Once we "remember" what we had "forgotten" because of all that we have successfully "remembered" (retained/mastered,"controlled") God, as revealed in scripture, causes us to "remember" who we really are. And when God reveals God's self, "God comes to memory in order to strike it with a wound of love...." "And this influx tears us open" and "shows us that he has set his heart on us in creating us in his image."

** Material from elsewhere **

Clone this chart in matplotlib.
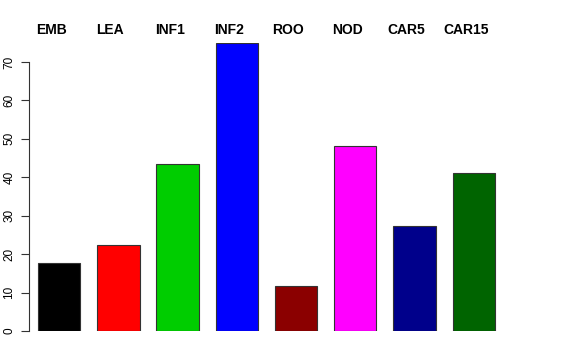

Chretien cites two specific traits that return to us-- hope and receptivity to the sudden appearance of what we cannot even anticipate. We hope again against what experience has taught us is impractical, if not impossible. "Hoping goes out to meet what it exceeds it by nature (and only hoping can do so, since it is purified)." "Its light precedes us, it already passes through us, for the very act of hoping for the unhoped for, and thus if hoping otherwise and wholly other than most people hope; this act is already unhoped for." (p. 105) "When it emerges, the unhoped for necessarily has a sudden and discontinuous character. It surprises, since it has not been foreseen, anticapted, contained in advance by our thoughts. It strikes like lightning, all at once." (p. 106) "What is seized, in a single blink of an eye, no amount of searching could enable them to expect. The instant of the gift brings together the unforgettable and the unhoped for in the gratuity of excess. To find without seeking is to let oneself find without having held the initiative. And letting oneself find is endless when it is God who does the finding." (p.113)

Experience teaches us. It gives us skills, mastery, the capacity to predict. It takes many years to accumulate and we honor it as "wisdom" and "maturity." But it is also slowly closes out openness to the "impossible" the "unexpected," which are God's speciality! Like cataracts, that also come with age sometimes, we no longer see God's world in its wonder, possibility, glory, hopefulness as God sees it, according to scripture.

Seeing the world the way God sees it, anything is possible again. Is this close to what Jesus wanted us to get when he said "Whoever does not receive the Kingdom of God as a little child will never never it." For to such "belongs" the reign of God. Expect the "unexpected" which we "forgotten" how to hope for because, with all that we "remember" we have "forgotten" God's view of creation, to which Jesus is "the exact imprint of God's very being."